As you can guess, I had neither a rolicking social life nor much homework at the time.
The novel is unnamed. I think of it as my preseason of writing, my practice round. It’s full of unrequited love between 16 year-olds, a sci-fi twist halfway through that’s a little jarring, cliches, and awkwardness. But I wrote it. I put in some great percentage of my 10,000 hours (malcolm gladwell) toward greatness.
The second novel took twice as long. I started in October of 2006 and finished in November 2008. During these two years, I studied in Hungary; spent a frantic semester taking a lot of classes, writing a lot of papers, trying not to be madly in love with a guy who wasn’t interested, and trying to save the environment; spent a very solitary summer in an apartment with no air conditioning in north carolina; survived my senior year of college with a 4.0 and a rolicking social life; met and dated and broke up with my first real boyfriend; met a young man who would become my fiance (who i would break up with a few months after i finished the novel); and worked a few jobs. It’s amazing the novel got finished at all, given the fits and starts. In fact, I’ll bet an absurdly large percentage was written in Nov/Dec of 06 and Sep-Nov of 08. The novel was written very tightly, chronologically, with a strong narrator – otherwise I would have lost the thread, I’m sure.
It’s a pretty good novel. Needs some editing to be great, and I go back and forth as to whether I’m past it and should move on or I ought to go back and put in the work…
Now, I’m on the third, 40,000 words into it. It’s been 23 months since I first started planning it. Those 23 months included: breaking up with that previously mentioned fiancé, moving out, moving again and getting a new job, meeting a new man, moving across state lines, getting completely distracted by knitting & quilting to the point where I hardly wrote for months on end, volunteering at bonnaroo, hiking in the woods, moving to massachusetts, getting married, getting a dog, and getting a job. That being said, the muses didn’t give to me a tight, single narrator. I’ve got multiple main characters with their own focuses and backgrounds. The story has come in pieces, a vignette at a time. I still don’t know how it’ll all be organized in the end.
Because of the chaos, both in and out of the novel, trying to work on it has been a challenge.
But thanks to nanowrimo (and I’ve only done 7,000 words of it. Not nearly what I should have at this point), I’m getting into the story. Links are appearing. Plot lines are falling into place. Hell, the plot is taking to place – I’ve finally forced myself to plunge in to straight chronology (while still switching from voice to voice). I’m realizing how I managed to write a novel in a year the first time – I never got out of it, never lost the rhythm. It was always there. There weren’t parties or papers to write or boyfriends.
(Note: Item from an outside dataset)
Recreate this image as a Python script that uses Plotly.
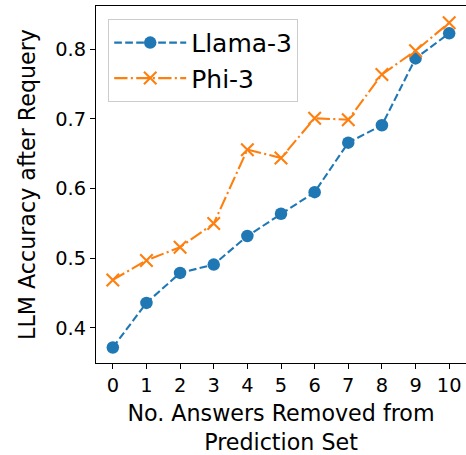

When I got into bed, there was just the novel. Which will never happen again. Even so, I can find a way to work on it every day.
And it’s fun. It’s a real world. The characters are evolving without feeling disjointed.
Yesterday I was offered a new job. 2-3 shifts a week at a coffeeshop. On top of the 2 days a week at the tea shop, a potential baking business, a sunday afternoon/ evening always spent at my mother-in-law’s, and the crafting/cleaning/cooking of day to day. The money will be good, as will getting out of the house.
But endangering my finally settled schedule of writing in earnest every other day and jotting a few things the rest of the time makes me anxious. It’s something I’ll need to work on, I know.